【文献阅读】《Clustering with Deep Learning: Taxonomy and New Methods》

​​​​​​​文献链接《Clustering with Deep Learning: Taxonomy and New Methods》

 

标题:《Clustering with Deep Learning: Taxonomy and New Methods》

出处:该文献2018年被人工智能顶会ICLR(International Conference on Learning Representations 国际学习表征会议)收录。

作者:Elie Aljalbout, Vladimir Golkov, Yawar Siddiqui, Maximilian Strobel & Daniel Cremers

学校:Technical University of Munich(德国 慕尼黑工业大学)

《Clustering with Deep Learning: Taxonomy and New Methods》

翻译:深度聚类:分类和新方法

全文包括八个部分,分别是:Abstract、Introduction、Taxonomy、Related methods、Case Study:new method、Experimental Results、Conclusion

第一部分Abstract摘要:​​​​​​​​​​​​​​

Clustering methods based on deep neural networks have proven promising for clustering real-world data because of their high representational power. In this paper we propose a systematic taxonomy of clustering methods that utilize deep neural networks. We base our taxonomy on a comprehensive review of recent work and validate the taxonomy in a case study. In this case study, we show that the taxonomy enables researchers and practitioners to systematically create new clustering methods by selectively recombining and replacing distinct aspects o previous methods with the goal of overcoming their individual limitations. The experimental evaluation confirms this and shows that the method created for the case study achieves state-of-the-art clustering quality and surpasses it in some cases.

翻译:事实证明,基于深度神经网络的聚类方法具有很高的表示能力,可用于聚类现实世界的数据。在本文中,我们提出了一种利用深度神经网络的聚类方法的系统分类。我们的分类基于对近期工作的全面审查,并在案例研究中验证分类。在本案例研究中,我们展示了分类法使研究人员和从业人员能够通过选择性地重组和替换以前方法的不同方面来系统地创建新的聚类方法,以克服它们各自的局限性。实验评估证实了这一点,并表明为案例研究创建的方法实现了最先进的聚类质量,并在某些情况下超越了它。

第二部分Introduction:

The main objective of clustering is to separate data into groups of similar data points. Having a good separation of data points into clusters is fundamental for many applications in data analysis and data visualization.

翻译:聚类的主要目的是将数据分成相似数据点的组。对于数据分析和数据可视化中的许多应用程序来说,将数据点很好地分离到集群中是基础。

分析:聚类作为你一种工具,我们常常根据需要,将数据集中的数据分为几个集群,每个集群中的数据点与该集群中的其他数据具有相似特征。

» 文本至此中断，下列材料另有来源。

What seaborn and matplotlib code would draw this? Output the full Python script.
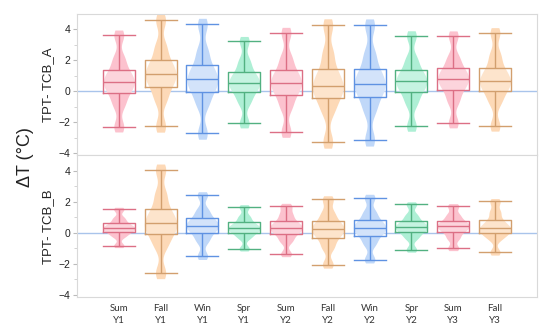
import numpy as np
import pandas as pd
import matplotlib.pyplot as plt
import seaborn as sns

periods = ['Sum\nY1', 'Fall\nY1', 'Win\nY1', 'Spr\nY1', 'Sum\nY2',
           'Fall\nY2', 'Win\nY2', 'Spr\nY2', 'Sum\nY3', 'Fall\nY3']
seasons = ['Sum', 'Fall', 'Win', 'Spr', 'Sum', 'Fall', 'Win', 'Spr', 'Sum', 'Fall']

# TPT - TCB_A : estimated octiles (whisker low, 12.5%, Q1, 37.5%, median, 62.5%, Q3, 87.5%, whisker high)
a_low = [-2.31, -2.27, -2.72, -2.08, -2.63, -3.27, -3.14, -2.27, -2.06, -2.25]
a_p12 = [-0.86, -0.54, -0.84, -0.71, -1.01, -1.26, -1.25, -0.76, -0.63, -0.68]
a_q1 = [-0.13, 0.28, -0.04, -0.08, -0.23, -0.45, -0.38, -0.06, 0.09, 0.00]
a_p37 = [0.30, 0.76, 0.43, 0.29, 0.23, 0.02, 0.13, 0.35, 0.51, 0.40]
a_med = [0.60, 1.10, 0.76, 0.55, 0.55, 0.36, 0.49, 0.64, 0.81, 0.68]
a_p62 = [0.92, 1.47, 1.14, 0.84, 0.89, 0.80, 0.89, 0.94, 1.09, 1.02]
a_q3 = [1.36, 2.00, 1.68, 1.25, 1.36, 1.42, 1.46, 1.36, 1.49, 1.51]
a_p88 = [2.12, 2.90, 2.60, 1.95, 2.17, 2.48, 2.43, 2.08, 2.17, 2.34]
a_high = [3.63, 4.60, 4.33, 3.25, 3.78, 4.27, 4.27, 3.59, 3.59, 3.78]

# TPT - TCB_B
b_low = [-0.83, -2.60, -1.51, -1.03, -1.37, -2.05, -1.73, -1.09, -1.00, -1.26]
b_p12 = [-0.22, -0.82, -0.51, -0.30, -0.52, -0.94, -0.70, -0.33, -0.35, -0.36]
b_q1 = [0.04, -0.10, -0.02, 0.00, -0.10, -0.36, -0.19, 0.02, 0.04, -0.04]
b_p37 = [0.19, 0.32, 0.27, 0.18, 0.15, -0.02, 0.11, 0.22, 0.27, 0.15]
b_med = [0.30, 0.62, 0.47, 0.30, 0.32, 0.22, 0.32, 0.37, 0.43, 0.28]
b_p62 = [0.43, 1.01, 0.67, 0.45, 0.50, 0.44, 0.53, 0.53, 0.58, 0.50]
b_q3 = [0.62, 1.56, 0.96, 0.67, 0.75, 0.75, 0.83, 0.75, 0.79, 0.81]
b_p88 = [0.94, 2.50, 1.45, 1.04, 1.18, 1.28, 1.34, 1.13, 1.15, 1.34]
b_high = [1.52, 4.08, 2.44, 1.67, 1.73, 2.16, 2.27, 1.84, 1.73, 2.03]

edge_colors = {'Sum': '#dc6f85', 'Fall': '#d29f6e', 'Win': '#5f92e2', 'Spr': '#52b181'}
fill_colors = {'Sum': '#fcc2ce', 'Fall': '#fdd9b7', 'Win': '#c0d8f9', 'Spr': '#aeefd5'}


def make_frame(cols):
    rows = []
    for i, p in enumerate(periods):
        for c in cols:
            rows.append((p, c[i]))
    return pd.DataFrame(rows, columns=['period', 'value'])


panels = [(make_frame([a_low, a_p12, a_q1, a_p37, a_med, a_p62, a_q3, a_p88, a_high]), 'TPT- TCB_A', 'width', 0.74),
          (make_frame([b_low, b_p12, b_q1, b_p37, b_med, b_p62, b_q3, b_p88, b_high]), 'TPT- TCB_B', 'area', 0.78)]

edge_pal = {p: edge_colors[s] for p, s in zip(periods, seasons)}
fill_pal = {p: fill_colors[s] for p, s in zip(periods, seasons)}

plt.rcParams['font.family'] = ['Liberation Sans', 'DejaVu Sans']
fig, axes = plt.subplots(2, 1, figsize=(5.5, 3.3), dpi=100, sharex=True)
fig.subplots_adjust(left=0.14, right=0.976, top=0.958, bottom=0.1, hspace=0)

for ax, (d, label, norm, vw) in zip(axes, panels):
    ax.axhline(0, color='#a9c4eb', lw=1, zorder=0.5)
    sns.violinplot(data=d, x='period', y='value', hue='period', palette=fill_pal,
                   inner=None, linewidth=0, density_norm=norm, cut=0.7,
                   bw_adjust=0.42, width=vw, saturation=1, legend=False, ax=ax)
    # white veil inside the boxes
    sns.boxplot(data=d, x='period', y='value', color='white', whis=(0, 100),
                width=0.77, linewidth=0, boxprops=dict(alpha=0.3), ax=ax)
    sns.boxplot(data=d, x='period', y='value', hue='period', palette=edge_pal,
                fill=False, whis=(0, 100), width=0.77, linewidth=1,
                capwidths=0.77, legend=False, ax=ax)
    ax.set_xlim(-1, 10)
    ax.set_ylim(-4.15, 5.0)
    ax.set_yticks([-4, -2, 0, 2, 4])
    ax.set_yticks([-3, -1, 1, 3], minor=True)
    ax.tick_params(axis='y', labelsize=7.5, length=3, color='#bbbbbb', labelcolor='#222222', pad=2)
    ax.tick_params(axis='y', which='minor', length=2, color='#cccccc')
    ax.tick_params(axis='x', length=0)
    ax.set_ylabel(label, fontsize=9.5, labelpad=3, color='#222222')
    ax.set_xlabel('')
    for s in ax.spines.values():
        s.set_color('#d9d9d9')

axes[0].tick_params(axis='x', labelbottom=False)
axes[1].set_xticks(range(len(periods)))
axes[1].set_xticklabels(periods, fontsize=7, family=['Lato', 'DejaVu Sans'],
                        linespacing=1.5, color='#333333')
axes[1].tick_params(axis='x', pad=5)

fig.text(0.047, 0.525, 'ΔT (°C)', rotation=90, fontsize=13, va='center', ha='center',
         color='#222222')

plt.savefig('out.png', dpi=100)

The performance of current clustering methods is however highly dependent on the input data. Different datasets usually require different similarity measures and separation techniques. As a result,dimensionality reduction and representation learning have been extensively used alongside clustering in order to map the input data into a feature space where separation is easier. By utilizing deep neural networks (DNNs), it is possible to learn non-linear mappings that allow transforming data into more clustering-friendly representations without manual feature extraction/selection.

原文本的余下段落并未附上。